What the exercise asks: Copy the data that follows, character for character, minus the pictures.
________________
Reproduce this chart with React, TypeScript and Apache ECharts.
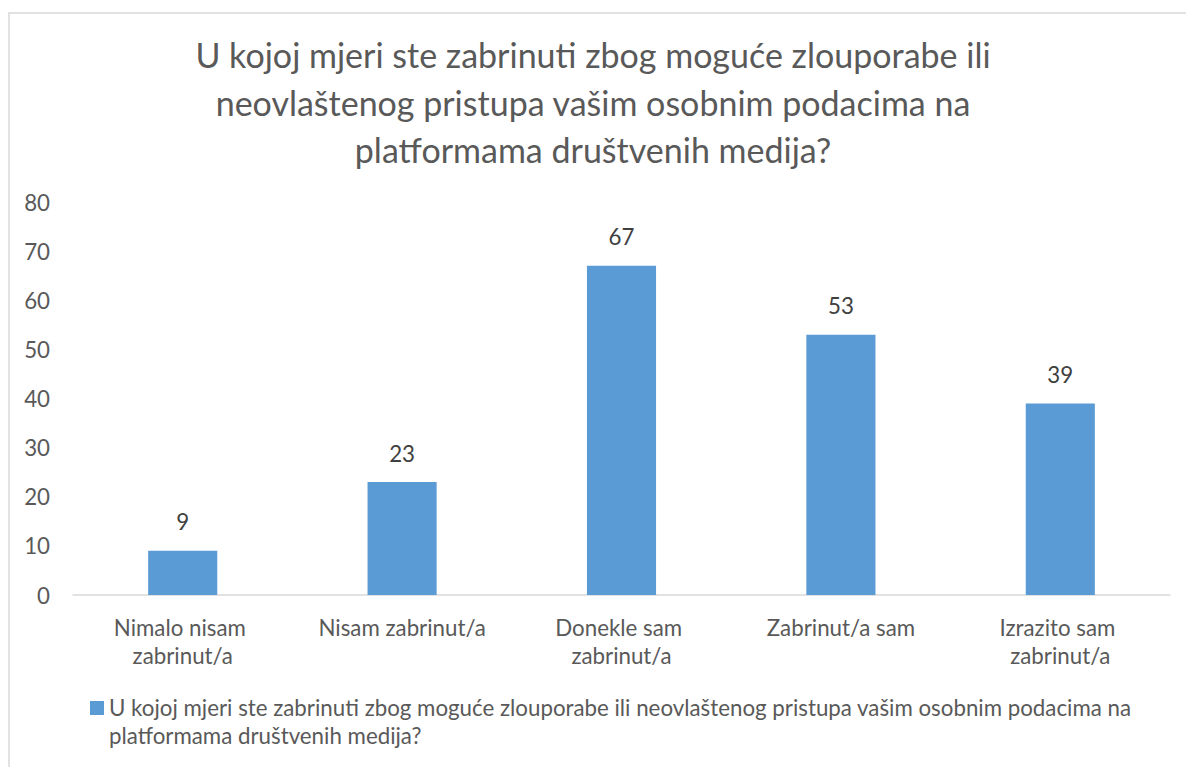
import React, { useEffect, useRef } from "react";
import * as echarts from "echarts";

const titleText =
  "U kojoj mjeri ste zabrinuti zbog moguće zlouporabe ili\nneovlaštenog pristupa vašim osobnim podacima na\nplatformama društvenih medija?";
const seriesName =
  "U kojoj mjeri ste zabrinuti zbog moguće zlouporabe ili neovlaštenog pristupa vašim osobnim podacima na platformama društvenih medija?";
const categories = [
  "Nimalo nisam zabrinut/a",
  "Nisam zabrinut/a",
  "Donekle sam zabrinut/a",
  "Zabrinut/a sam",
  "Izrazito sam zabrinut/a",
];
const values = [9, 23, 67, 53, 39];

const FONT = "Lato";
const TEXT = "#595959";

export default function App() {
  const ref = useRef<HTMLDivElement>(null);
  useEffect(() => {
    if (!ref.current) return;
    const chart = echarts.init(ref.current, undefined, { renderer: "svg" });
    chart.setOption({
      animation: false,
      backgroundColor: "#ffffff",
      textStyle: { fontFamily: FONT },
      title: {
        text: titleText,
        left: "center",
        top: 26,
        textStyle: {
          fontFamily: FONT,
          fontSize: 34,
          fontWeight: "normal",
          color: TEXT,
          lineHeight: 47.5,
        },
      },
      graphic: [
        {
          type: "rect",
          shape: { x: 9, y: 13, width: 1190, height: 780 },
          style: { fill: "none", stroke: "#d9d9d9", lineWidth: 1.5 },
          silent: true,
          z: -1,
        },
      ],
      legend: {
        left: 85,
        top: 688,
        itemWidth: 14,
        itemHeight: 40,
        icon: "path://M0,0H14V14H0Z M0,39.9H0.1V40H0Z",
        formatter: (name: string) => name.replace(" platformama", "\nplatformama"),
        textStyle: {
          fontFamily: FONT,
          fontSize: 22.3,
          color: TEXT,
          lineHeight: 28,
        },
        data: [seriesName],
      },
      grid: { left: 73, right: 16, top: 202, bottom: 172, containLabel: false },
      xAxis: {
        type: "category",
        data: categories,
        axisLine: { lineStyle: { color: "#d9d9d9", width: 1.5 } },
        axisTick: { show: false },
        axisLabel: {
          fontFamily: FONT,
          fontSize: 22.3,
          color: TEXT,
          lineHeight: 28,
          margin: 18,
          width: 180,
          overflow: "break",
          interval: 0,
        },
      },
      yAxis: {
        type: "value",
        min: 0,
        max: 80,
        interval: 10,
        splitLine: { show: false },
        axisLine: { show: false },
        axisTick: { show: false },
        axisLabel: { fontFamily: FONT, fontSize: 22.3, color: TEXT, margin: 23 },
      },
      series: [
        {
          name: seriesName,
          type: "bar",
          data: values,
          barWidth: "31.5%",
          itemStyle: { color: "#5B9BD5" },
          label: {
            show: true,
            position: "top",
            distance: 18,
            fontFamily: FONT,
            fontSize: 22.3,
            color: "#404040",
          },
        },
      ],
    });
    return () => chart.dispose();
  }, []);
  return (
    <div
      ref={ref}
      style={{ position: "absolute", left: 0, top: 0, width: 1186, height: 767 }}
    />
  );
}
________________
Answer in full:
Reproduce this chart with React, TypeScript and Apache ECharts.
import React, { useEffect, useRef } from "react";
import * as echarts from "echarts";

const titleText =
  "U kojoj mjeri ste zabrinuti zbog moguće zlouporabe ili\nneovlaštenog pristupa vašim osobnim podacima na\nplatformama društvenih medija?";
const seriesName =
  "U kojoj mjeri ste zabrinuti zbog moguće zlouporabe ili neovlaštenog pristupa vašim osobnim podacima na platformama društvenih medija?";
const categories = [
  "Nimalo nisam zabrinut/a",
  "Nisam zabrinut/a",
  "Donekle sam zabrinut/a",
  "Zabrinut/a sam",
  "Izrazito sam zabrinut/a",
];
const values = [9, 23, 67, 53, 39];

const FONT = "Lato";
const TEXT = "#595959";

export default function App() {
  const ref = useRef<HTMLDivElement>(null);
  useEffect(() => {
    if (!ref.current) return;
    const chart = echarts.init(ref.current, undefined, { renderer: "svg" });
    chart.setOption({
      animation: false,
      backgroundColor: "#ffffff",
      textStyle: { fontFamily: FONT },
      title: {
        text: titleText,
        left: "center",
        top: 26,
        textStyle: {
          fontFamily: FONT,
          fontSize: 34,
          fontWeight: "normal",
          color: TEXT,
          lineHeight: 47.5,
        },
      },
      graphic: [
        {
          type: "rect",
          shape: { x: 9, y: 13, width: 1190, height: 780 },
          style: { fill: "none", stroke: "#d9d9d9", lineWidth: 1.5 },
          silent: true,
          z: -1,
        },
      ],
      legend: {
        left: 85,
        top: 688,
        itemWidth: 14,
        itemHeight: 40,
        icon: "path://M0,0H14V14H0Z M0,39.9H0.1V40H0Z",
        formatter: (name: string) => name.replace(" platformama", "\nplatformama"),
        textStyle: {
          fontFamily: FONT,
          fontSize: 22.3,
          color: TEXT,
          lineHeight: 28,
        },
        data: [seriesName],
      },
      grid: { left: 73, right: 16, top: 202, bottom: 172, containLabel: false },
      xAxis: {
        type: "category",
        data: categories,
        axisLine: { lineStyle: { color: "#d9d9d9", width: 1.5 } },
        axisTick: { show: false },
        axisLabel: {
          fontFamily: FONT,
          fontSize: 22.3,
          color: TEXT,
          lineHeight: 28,
          margin: 18,
          width: 180,
          overflow: "break",
          interval: 0,
        },
      },
      yAxis: {
        type: "value",
        min: 0,
        max: 80,
        interval: 10,
        splitLine: { show: false },
        axisLine: { show: false },
        axisTick: { show: false },
        axisLabel: { fontFamily: FONT, fontSize: 22.3, color: TEXT, margin: 23 },
      },
      series: [
        {
          name: seriesName,
          type: "bar",
          data: values,
          barWidth: "31.5%",
          itemStyle: { color: "#5B9BD5" },
          label: {
            show: true,
            position: "top",
            distance: 18,
            fontFamily: FONT,
            fontSize: 22.3,
            color: "#404040",
          },
        },
      ],
    });
    return () => chart.dispose();
  }, []);
  return (
    <div
      ref={ref}
      style={{ position: "absolute", left: 0, top: 0, width: 1186, height: 767 }}
    />
  );
}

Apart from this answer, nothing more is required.